(Source code of charts)
----

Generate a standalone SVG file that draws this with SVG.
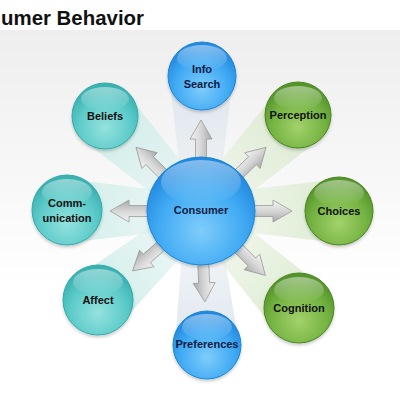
<svg xmlns="http://www.w3.org/2000/svg" xmlns:xlink="http://www.w3.org/1999/xlink" width="400" height="400" viewBox="0 0 400 400">
<style>
.lbl{font-family:"Liberation Sans",Arial,sans-serif;font-weight:bold;font-size:11px;text-anchor:middle;fill:#111}
.blt{fill:#0b1a44}
.title{font-family:"Liberation Sans",Arial,sans-serif;font-weight:bold;font-size:20px;fill:#111}
.blue{fill:url(#gBlue);stroke:#1c86d6;stroke-width:1}
.teal{fill:url(#gTeal);stroke:#33a9a9;stroke-width:1}
.green{fill:url(#gGreen);stroke:#4b8522;stroke-width:1}
.gloss{fill:url(#gGloss)}
.arrow{fill:url(#gArrow);stroke:#9a9a9a;stroke-width:0.8}
</style>
<defs>
<linearGradient id="gBg" x1="0" y1="0" x2="0" y2="1">
<stop offset="0" stop-color="#eeeeee"/>
<stop offset="0.7" stop-color="#ffffff"/>
</linearGradient>
<radialGradient id="gBlue" cx="0.5" cy="0.68" r="0.62">
<stop offset="0" stop-color="#7fcdfb"/>
<stop offset="0.65" stop-color="#3fa9f3"/>
<stop offset="1" stop-color="#2389df"/>
</radialGradient>
<radialGradient id="gTeal" cx="0.5" cy="0.68" r="0.62">
<stop offset="0" stop-color="#95e2de"/>
<stop offset="0.65" stop-color="#5ccbc9"/>
<stop offset="1" stop-color="#3ab2b2"/>
</radialGradient>
<radialGradient id="gGreen" cx="0.5" cy="0.68" r="0.62">
<stop offset="0" stop-color="#a3d26c"/>
<stop offset="0.65" stop-color="#74b342"/>
<stop offset="1" stop-color="#56952b"/>
</radialGradient>
<linearGradient id="gGloss" x1="0" y1="0" x2="0" y2="1">
<stop offset="0" stop-color="#ffffff" stop-opacity="0.45"/>
<stop offset="1" stop-color="#ffffff" stop-opacity="0"/>
</linearGradient>
<linearGradient id="gArrow" x1="0" y1="0" x2="0" y2="1">
<stop offset="0" stop-color="#f4f4f4"/>
<stop offset="0.5" stop-color="#d6d6d6"/>
<stop offset="1" stop-color="#a9a9a9"/>
</linearGradient>
<linearGradient id="bTeal" x1="0" y1="0" x2="1" y2="0">
<stop offset="0" stop-color="#d3eeeb" stop-opacity="0.2"/>
<stop offset="1" stop-color="#d0eeea"/>
</linearGradient>
<linearGradient id="bGreen" x1="0" y1="0" x2="1" y2="0">
<stop offset="0" stop-color="#e2eed8" stop-opacity="0.2"/>
<stop offset="1" stop-color="#dcebd0"/>
</linearGradient>
<linearGradient id="bBlue" x1="0" y1="0" x2="1" y2="0">
<stop offset="0" stop-color="#e3e9ef" stop-opacity="0.2"/>
<stop offset="1" stop-color="#dde6ee"/>
</linearGradient>
<filter id="sh" x="-20%" y="-20%" width="140%" height="150%">
<feDropShadow dx="0" dy="2" stdDeviation="1.5" flood-color="#000" flood-opacity="0.2"/>
</filter>
<path id="arr" class="arrow" d="M50,-5.5 L72,-5.5 L72,-11 L91,0 L72,11 L72,5.5 L50,5.5 Z"/>
</defs>

<rect width="400" height="400" fill="#ffffff"/>
<rect x="0" y="30" width="400" height="370" fill="url(#gBg)"/>
<text class="title" x="1" y="25" textLength="143" lengthAdjust="spacingAndGlyphs">umer Behavior</text>

<g id="beams" transform="translate(201,211)">
<path fill="url(#bBlue)" transform="rotate(-90)" d="M0,-16 L135,-32 L135,32 L0,16 Z"/>
<path fill="url(#bGreen)" transform="rotate(-44.4)" d="M0,-16 L136,-32 L136,32 L0,16 Z"/>
<path fill="url(#bGreen)" transform="rotate(0)" d="M0,-16 L138,-32 L138,32 L0,16 Z"/>
<path fill="url(#bGreen)" transform="rotate(45)" d="M0,-16 L138,-32 L138,32 L0,16 Z"/>
<path fill="url(#bBlue)" transform="rotate(87.5)" d="M0,-16 L134,-32 L134,32 L0,16 Z"/>
<path fill="url(#bTeal)" transform="rotate(138.8)" d="M0,-16 L137,-32 L137,32 L0,16 Z"/>
<path fill="url(#bTeal)" transform="rotate(180)" d="M0,-16 L134,-32 L134,32 L0,16 Z"/>
<path fill="url(#bTeal)" transform="rotate(-135.6)" d="M0,-16 L134,-32 L134,32 L0,16 Z"/>
</g>

<g id="connectors" transform="translate(201,211)">
<use xlink:href="#arr" transform="rotate(-90)"/>
<use xlink:href="#arr" transform="rotate(-44.4)"/>
<use xlink:href="#arr" transform="rotate(0)"/>
<use xlink:href="#arr" transform="rotate(45)"/>
<use xlink:href="#arr" transform="rotate(87.5)"/>
<use xlink:href="#arr" transform="rotate(138.8)"/>
<use xlink:href="#arr" transform="rotate(180)"/>
<use xlink:href="#arr" transform="rotate(-135.6)"/>
</g>

<g id="consumer">
<circle class="blue" cx="201" cy="211" r="54" filter="url(#sh)"/>
<ellipse class="gloss" cx="201" cy="182" rx="40" ry="22"/>
<text class="lbl blt" x="201" y="214">Consumer</text>
</g>
<g id="info-search">
<circle class="blue" cx="202" cy="76" r="34" filter="url(#sh)"/>
<ellipse class="gloss" cx="202" cy="58" rx="25" ry="13"/>
<text class="lbl blt" x="202" y="73">Info</text>
<text class="lbl blt" x="202" y="88">Search</text>
</g>
<g id="perception">
<circle class="green" cx="298" cy="115" r="33" filter="url(#sh)"/>
<ellipse class="gloss" cx="298" cy="98" rx="24" ry="12"/>
<text class="lbl" x="298" y="119">Perception</text>
</g>
<g id="choices">
<circle class="green" cx="339" cy="211" r="34" filter="url(#sh)"/>
<ellipse class="gloss" cx="339" cy="193" rx="25" ry="13"/>
<text class="lbl" x="339" y="215">Choices</text>
</g>
<g id="cognition">
<circle class="green" cx="299" cy="308" r="35" filter="url(#sh)"/>
<ellipse class="gloss" cx="299" cy="290" rx="25" ry="13"/>
<text class="lbl" x="299" y="312">Cognition</text>
</g>
<g id="preferences">
<circle class="blue" cx="207" cy="345" r="34" filter="url(#sh)"/>
<ellipse class="gloss" cx="207" cy="327" rx="25" ry="13"/>
<text class="lbl blt" x="207" y="348">Preferences</text>
</g>
<g id="affect">
<circle class="teal" cx="98" cy="300" r="35" filter="url(#sh)"/>
<ellipse class="gloss" cx="98" cy="282" rx="25" ry="13"/>
<text class="lbl" x="98" y="304">Affect</text>
</g>
<g id="communication">
<circle class="teal" cx="67" cy="210" r="35" filter="url(#sh)"/>
<ellipse class="gloss" cx="67" cy="192" rx="25" ry="13"/>
<text class="lbl" x="67" y="207">Comm-</text>
<text class="lbl" x="67" y="222">unication</text>
</g>
<g id="beliefs">
<circle class="teal" cx="105" cy="116" r="33" filter="url(#sh)"/>
<ellipse class="gloss" cx="105" cy="99" rx="24" ry="12"/>
<text class="lbl" x="105" y="120">Beliefs</text>
</g>
</svg>
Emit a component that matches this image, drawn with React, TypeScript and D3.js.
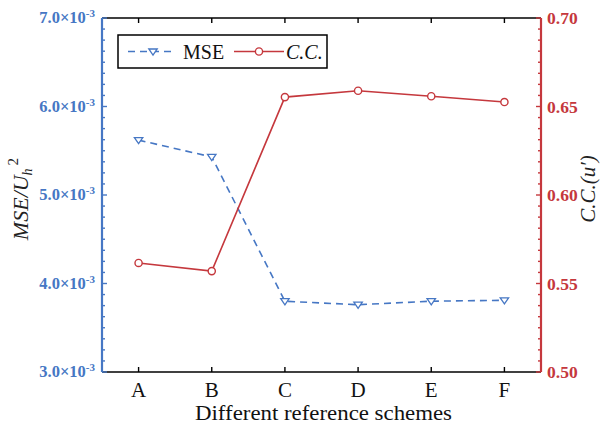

----

Given instruction: Produce an exact copy of each line of data, skipping embedded images.

Full output:
Generate a standalone SVG file that draws this with SVG.
<svg xmlns="http://www.w3.org/2000/svg" xmlns:xlink="http://www.w3.org/1999/xlink" width="400" height="400" viewBox="0 0 400 400">
<style>
.lbl{font-family:"Liberation Sans",Arial,sans-serif;font-weight:bold;font-size:11px;text-anchor:middle;fill:#111}
.blt{fill:#0b1a44}
.title{font-family:"Liberation Sans",Arial,sans-serif;font-weight:bold;font-size:20px;fill:#111}
.blue{fill:url(#gBlue);stroke:#1c86d6;stroke-width:1}
.teal{fill:url(#gTeal);stroke:#33a9a9;stroke-width:1}
.green{fill:url(#gGreen);stroke:#4b8522;stroke-width:1}
.gloss{fill:url(#gGloss)}
.arrow{fill:url(#gArrow);stroke:#9a9a9a;stroke-width:0.8}
</style>
<defs>
<linearGradient id="gBg" x1="0" y1="0" x2="0" y2="1">
<stop offset="0" stop-color="#eeeeee"/>
<stop offset="0.7" stop-color="#ffffff"/>
</linearGradient>
<radialGradient id="gBlue" cx="0.5" cy="0.68" r="0.62">
<stop offset="0" stop-color="#7fcdfb"/>
<stop offset="0.65" stop-color="#3fa9f3"/>
<stop offset="1" stop-color="#2389df"/>
</radialGradient>
<radialGradient id="gTeal" cx="0.5" cy="0.68" r="0.62">
<stop offset="0" stop-color="#95e2de"/>
<stop offset="0.65" stop-color="#5ccbc9"/>
<stop offset="1" stop-color="#3ab2b2"/>
</radialGradient>
<radialGradient id="gGreen" cx="0.5" cy="0.68" r="0.62">
<stop offset="0" stop-color="#a3d26c"/>
<stop offset="0.65" stop-color="#74b342"/>
<stop offset="1" stop-color="#56952b"/>
</radialGradient>
<linearGradient id="gGloss" x1="0" y1="0" x2="0" y2="1">
<stop offset="0" stop-color="#ffffff" stop-opacity="0.45"/>
<stop offset="1" stop-color="#ffffff" stop-opacity="0"/>
</linearGradient>
<linearGradient id="gArrow" x1="0" y1="0" x2="0" y2="1">
<stop offset="0" stop-color="#f4f4f4"/>
<stop offset="0.5" stop-color="#d6d6d6"/>
<stop offset="1" stop-color="#a9a9a9"/>
</linearGradient>
<linearGradient id="bTeal" x1="0" y1="0" x2="1" y2="0">
<stop offset="0" stop-color="#d3eeeb" stop-opacity="0.2"/>
<stop offset="1" stop-color="#d0eeea"/>
</linearGradient>
<linearGradient id="bGreen" x1="0" y1="0" x2="1" y2="0">
<stop offset="0" stop-color="#e2eed8" stop-opacity="0.2"/>
<stop offset="1" stop-color="#dcebd0"/>
</linearGradient>
<linearGradient id="bBlue" x1="0" y1="0" x2="1" y2="0">
<stop offset="0" stop-color="#e3e9ef" stop-opacity="0.2"/>
<stop offset="1" stop-color="#dde6ee"/>
</linearGradient>
<filter id="sh" x="-20%" y="-20%" width="140%" height="150%">
<feDropShadow dx="0" dy="2" stdDeviation="1.5" flood-color="#000" flood-opacity="0.2"/>
</filter>
<path id="arr" class="arrow" d="M50,-5.5 L72,-5.5 L72,-11 L91,0 L72,11 L72,5.5 L50,5.5 Z"/>
</defs>

<rect width="400" height="400" fill="#ffffff"/>
<rect x="0" y="30" width="400" height="370" fill="url(#gBg)"/>
<text class="title" x="1" y="25" textLength="143" lengthAdjust="spacingAndGlyphs">umer Behavior</text>

<g id="beams" transform="translate(201,211)">
<path fill="url(#bBlue)" transform="rotate(-90)" d="M0,-16 L135,-32 L135,32 L0,16 Z"/>
<path fill="url(#bGreen)" transform="rotate(-44.4)" d="M0,-16 L136,-32 L136,32 L0,16 Z"/>
<path fill="url(#bGreen)" transform="rotate(0)" d="M0,-16 L138,-32 L138,32 L0,16 Z"/>
<path fill="url(#bGreen)" transform="rotate(45)" d="M0,-16 L138,-32 L138,32 L0,16 Z"/>
<path fill="url(#bBlue)" transform="rotate(87.5)" d="M0,-16 L134,-32 L134,32 L0,16 Z"/>
<path fill="url(#bTeal)" transform="rotate(138.8)" d="M0,-16 L137,-32 L137,32 L0,16 Z"/>
<path fill="url(#bTeal)" transform="rotate(180)" d="M0,-16 L134,-32 L134,32 L0,16 Z"/>
<path fill="url(#bTeal)" transform="rotate(-135.6)" d="M0,-16 L134,-32 L134,32 L0,16 Z"/>
</g>

<g id="connectors" transform="translate(201,211)">
<use xlink:href="#arr" transform="rotate(-90)"/>
<use xlink:href="#arr" transform="rotate(-44.4)"/>
<use xlink:href="#arr" transform="rotate(0)"/>
<use xlink:href="#arr" transform="rotate(45)"/>
<use xlink:href="#arr" transform="rotate(87.5)"/>
<use xlink:href="#arr" transform="rotate(138.8)"/>
<use xlink:href="#arr" transform="rotate(180)"/>
<use xlink:href="#arr" transform="rotate(-135.6)"/>
</g>

<g id="consumer">
<circle class="blue" cx="201" cy="211" r="54" filter="url(#sh)"/>
<ellipse class="gloss" cx="201" cy="182" rx="40" ry="22"/>
<text class="lbl blt" x="201" y="214">Consumer</text>
</g>
<g id="info-search">
<circle class="blue" cx="202" cy="76" r="34" filter="url(#sh)"/>
<ellipse class="gloss" cx="202" cy="58" rx="25" ry="13"/>
<text class="lbl blt" x="202" y="73">Info</text>
<text class="lbl blt" x="202" y="88">Search</text>
</g>
<g id="perception">
<circle class="green" cx="298" cy="115" r="33" filter="url(#sh)"/>
<ellipse class="gloss" cx="298" cy="98" rx="24" ry="12"/>
<text class="lbl" x="298" y="119">Perception</text>
</g>
<g id="choices">
<circle class="green" cx="339" cy="211" r="34" filter="url(#sh)"/>
<ellipse class="gloss" cx="339" cy="193" rx="25" ry="13"/>
<text class="lbl" x="339" y="215">Choices</text>
</g>
<g id="cognition">
<circle class="green" cx="299" cy="308" r="35" filter="url(#sh)"/>
<ellipse class="gloss" cx="299" cy="290" rx="25" ry="13"/>
<text class="lbl" x="299" y="312">Cognition</text>
</g>
<g id="preferences">
<circle class="blue" cx="207" cy="345" r="34" filter="url(#sh)"/>
<ellipse class="gloss" cx="207" cy="327" rx="25" ry="13"/>
<text class="lbl blt" x="207" y="348">Preferences</text>
</g>
<g id="affect">
<circle class="teal" cx="98" cy="300" r="35" filter="url(#sh)"/>
<ellipse class="gloss" cx="98" cy="282" rx="25" ry="13"/>
<text class="lbl" x="98" y="304">Affect</text>
</g>
<g id="communication">
<circle class="teal" cx="67" cy="210" r="35" filter="url(#sh)"/>
<ellipse class="gloss" cx="67" cy="192" rx="25" ry="13"/>
<text class="lbl" x="67" y="207">Comm-</text>
<text class="lbl" x="67" y="222">unication</text>
</g>
<g id="beliefs">
<circle class="teal" cx="105" cy="116" r="33" filter="url(#sh)"/>
<ellipse class="gloss" cx="105" cy="99" rx="24" ry="12"/>
<text class="lbl" x="105" y="120">Beliefs</text>
</g>
</svg>
Emit a component that matches this image, drawn with React, TypeScript and D3.js.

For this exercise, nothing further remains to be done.